How to extract files from a zip archive in S3

Rpj picture Rpj · Feb 3, 2015 · Viewed 19.8k times · Source

I have a zip archive uploaded in S3 in a certain location (say /foo/bar.zip) I would like to extract the values within bar.zip and place it under /foo without downloading or re-uploading the extracted files. How can I do this, so that S3 is treated pretty much like a file system

Answer

DNA picture DNA · Feb 18, 2015

S3 isn't really designed to allow this; normally you would have to download the file, process it and upload the extracted files.

However, there may be a few options:

  1. You could mount the S3 bucket as a local filesystem using s3fs and FUSE (see article and github site). This still requires the files to be downloaded and uploaded, but it hides these operations away behind a filesystem interface.

  2. If your main concern is to avoid downloading data out of AWS to your local machine, then of course you could download the data onto a remote EC2 instance and do the work there, with or without s3fs.
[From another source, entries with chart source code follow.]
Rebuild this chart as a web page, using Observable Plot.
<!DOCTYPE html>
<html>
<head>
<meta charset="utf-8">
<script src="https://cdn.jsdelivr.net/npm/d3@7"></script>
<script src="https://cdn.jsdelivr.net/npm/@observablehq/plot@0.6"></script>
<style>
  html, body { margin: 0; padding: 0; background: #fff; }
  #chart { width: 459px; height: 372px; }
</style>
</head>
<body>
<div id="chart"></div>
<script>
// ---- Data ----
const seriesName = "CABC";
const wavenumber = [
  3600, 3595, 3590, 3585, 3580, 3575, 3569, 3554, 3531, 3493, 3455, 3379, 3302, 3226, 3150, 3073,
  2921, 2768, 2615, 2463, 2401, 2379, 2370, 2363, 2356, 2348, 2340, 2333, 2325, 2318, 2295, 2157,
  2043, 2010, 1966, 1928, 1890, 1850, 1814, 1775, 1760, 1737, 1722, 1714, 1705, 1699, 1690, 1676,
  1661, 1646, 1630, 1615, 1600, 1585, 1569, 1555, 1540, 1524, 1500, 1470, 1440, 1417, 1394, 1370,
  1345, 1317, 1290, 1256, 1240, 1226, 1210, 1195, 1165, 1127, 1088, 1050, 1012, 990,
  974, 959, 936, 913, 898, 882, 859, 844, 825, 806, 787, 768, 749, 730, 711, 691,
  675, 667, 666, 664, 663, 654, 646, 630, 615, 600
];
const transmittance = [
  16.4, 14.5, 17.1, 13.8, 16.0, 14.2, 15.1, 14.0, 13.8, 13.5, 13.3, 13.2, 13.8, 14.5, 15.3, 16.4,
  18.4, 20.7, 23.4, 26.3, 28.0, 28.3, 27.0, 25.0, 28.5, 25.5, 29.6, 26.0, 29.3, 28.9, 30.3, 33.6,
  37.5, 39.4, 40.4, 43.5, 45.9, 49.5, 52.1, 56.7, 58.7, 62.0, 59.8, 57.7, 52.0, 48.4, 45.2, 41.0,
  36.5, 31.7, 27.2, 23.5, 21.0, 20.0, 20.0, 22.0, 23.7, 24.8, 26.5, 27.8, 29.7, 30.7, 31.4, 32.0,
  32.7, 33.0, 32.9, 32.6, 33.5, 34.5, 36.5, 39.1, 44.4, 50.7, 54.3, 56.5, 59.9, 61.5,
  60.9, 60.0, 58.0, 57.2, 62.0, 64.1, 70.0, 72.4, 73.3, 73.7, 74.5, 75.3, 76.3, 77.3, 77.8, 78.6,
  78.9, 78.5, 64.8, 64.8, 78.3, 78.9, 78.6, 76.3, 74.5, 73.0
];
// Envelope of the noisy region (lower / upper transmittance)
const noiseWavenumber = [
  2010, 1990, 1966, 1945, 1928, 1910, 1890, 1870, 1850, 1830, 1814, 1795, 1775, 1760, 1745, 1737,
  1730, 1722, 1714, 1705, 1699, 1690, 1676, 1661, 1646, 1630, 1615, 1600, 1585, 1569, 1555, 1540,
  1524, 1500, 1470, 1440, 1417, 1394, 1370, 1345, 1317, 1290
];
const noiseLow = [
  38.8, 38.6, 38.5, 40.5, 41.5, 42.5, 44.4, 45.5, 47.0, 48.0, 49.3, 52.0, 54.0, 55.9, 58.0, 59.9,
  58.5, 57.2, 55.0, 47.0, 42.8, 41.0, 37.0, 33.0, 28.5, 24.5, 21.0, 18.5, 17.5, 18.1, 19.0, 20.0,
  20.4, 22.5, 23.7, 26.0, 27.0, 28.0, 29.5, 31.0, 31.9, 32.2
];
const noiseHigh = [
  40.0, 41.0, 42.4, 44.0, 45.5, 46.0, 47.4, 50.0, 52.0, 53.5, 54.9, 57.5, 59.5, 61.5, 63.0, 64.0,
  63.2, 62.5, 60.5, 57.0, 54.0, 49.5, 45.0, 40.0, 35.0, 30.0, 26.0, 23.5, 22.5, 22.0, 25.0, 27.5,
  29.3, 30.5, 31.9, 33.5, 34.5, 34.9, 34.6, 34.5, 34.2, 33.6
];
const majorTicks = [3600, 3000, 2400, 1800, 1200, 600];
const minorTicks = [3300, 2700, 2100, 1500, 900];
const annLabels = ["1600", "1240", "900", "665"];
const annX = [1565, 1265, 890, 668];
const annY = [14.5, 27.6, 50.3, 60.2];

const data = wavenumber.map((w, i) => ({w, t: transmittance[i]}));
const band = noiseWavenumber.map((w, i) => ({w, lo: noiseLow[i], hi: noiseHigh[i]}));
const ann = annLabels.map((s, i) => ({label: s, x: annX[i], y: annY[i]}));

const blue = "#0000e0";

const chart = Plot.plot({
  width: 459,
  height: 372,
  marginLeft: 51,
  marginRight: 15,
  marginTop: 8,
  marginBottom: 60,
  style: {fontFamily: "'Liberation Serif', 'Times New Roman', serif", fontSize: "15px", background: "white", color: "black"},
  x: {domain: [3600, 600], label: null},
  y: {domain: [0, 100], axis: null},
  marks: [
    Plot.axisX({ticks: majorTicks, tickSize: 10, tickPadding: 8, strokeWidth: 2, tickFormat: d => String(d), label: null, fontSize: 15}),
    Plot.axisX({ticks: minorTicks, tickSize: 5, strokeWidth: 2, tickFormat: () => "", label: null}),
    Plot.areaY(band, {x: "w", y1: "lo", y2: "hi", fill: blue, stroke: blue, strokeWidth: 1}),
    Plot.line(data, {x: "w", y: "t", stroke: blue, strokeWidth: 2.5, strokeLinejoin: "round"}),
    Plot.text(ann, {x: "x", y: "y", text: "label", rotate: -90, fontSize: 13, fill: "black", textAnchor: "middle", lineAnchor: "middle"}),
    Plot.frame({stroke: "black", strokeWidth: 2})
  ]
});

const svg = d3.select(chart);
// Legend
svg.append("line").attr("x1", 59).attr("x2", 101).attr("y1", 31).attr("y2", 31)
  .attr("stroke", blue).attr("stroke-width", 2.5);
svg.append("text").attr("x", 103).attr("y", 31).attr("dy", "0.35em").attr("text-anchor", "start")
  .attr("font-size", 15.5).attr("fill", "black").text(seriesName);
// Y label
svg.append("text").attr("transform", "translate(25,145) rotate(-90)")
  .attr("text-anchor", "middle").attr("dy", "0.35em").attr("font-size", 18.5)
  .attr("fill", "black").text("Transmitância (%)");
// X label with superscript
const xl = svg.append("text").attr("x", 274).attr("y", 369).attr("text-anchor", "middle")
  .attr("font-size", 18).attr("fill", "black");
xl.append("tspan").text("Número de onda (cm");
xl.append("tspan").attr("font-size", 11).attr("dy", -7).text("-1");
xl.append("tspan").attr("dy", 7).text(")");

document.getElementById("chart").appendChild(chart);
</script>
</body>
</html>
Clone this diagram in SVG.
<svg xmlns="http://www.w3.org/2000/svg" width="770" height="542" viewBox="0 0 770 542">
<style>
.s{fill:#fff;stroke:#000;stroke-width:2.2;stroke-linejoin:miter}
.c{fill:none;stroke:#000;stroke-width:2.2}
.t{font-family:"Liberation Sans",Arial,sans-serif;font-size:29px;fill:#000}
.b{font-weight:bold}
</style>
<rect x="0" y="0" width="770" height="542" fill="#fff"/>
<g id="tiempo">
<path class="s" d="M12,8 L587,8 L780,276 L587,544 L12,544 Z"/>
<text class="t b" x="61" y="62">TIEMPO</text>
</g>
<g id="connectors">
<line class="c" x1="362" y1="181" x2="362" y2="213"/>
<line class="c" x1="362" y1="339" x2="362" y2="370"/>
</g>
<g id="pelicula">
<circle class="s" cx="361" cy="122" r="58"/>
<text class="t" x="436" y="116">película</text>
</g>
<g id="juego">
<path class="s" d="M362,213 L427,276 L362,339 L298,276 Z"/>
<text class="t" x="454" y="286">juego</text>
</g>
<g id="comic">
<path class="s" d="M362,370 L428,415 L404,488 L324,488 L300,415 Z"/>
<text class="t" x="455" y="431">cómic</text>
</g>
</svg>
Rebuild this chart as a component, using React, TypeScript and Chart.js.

This keeps the data within Amazon data centers.

  3. You may be able to perform remote operations on the files, without downloading them onto your local machine, using AWS Lambda.

You would need to create, package and upload a small program written in node.js to access, decompress and upload the files. This processing will take place on AWS infrastructure behind the scenes, so you won't need to download any files to your own machine. See the FAQs.

Finally, you need to find a way to trigger this code - typically, in Lambda, this would be triggered automatically by upload of the zip file to S3. If the file is already there, you may need to trigger it manually, via the invoke-async command provided by the AWS API. See the AWS Lambda walkthroughs and API docs.

However, this is quite an elaborate way of avoiding downloads, and probably only worth it if you need to process large numbers of zip files! Note also that (as of Oct 2018) Lambda functions are limited to 15 minutes maximum duration (default timeout is 3 seconds), so may run out of time if your files are extremely large - but since scratch space in /tmp is limited to 500MB, your filesize is also limited.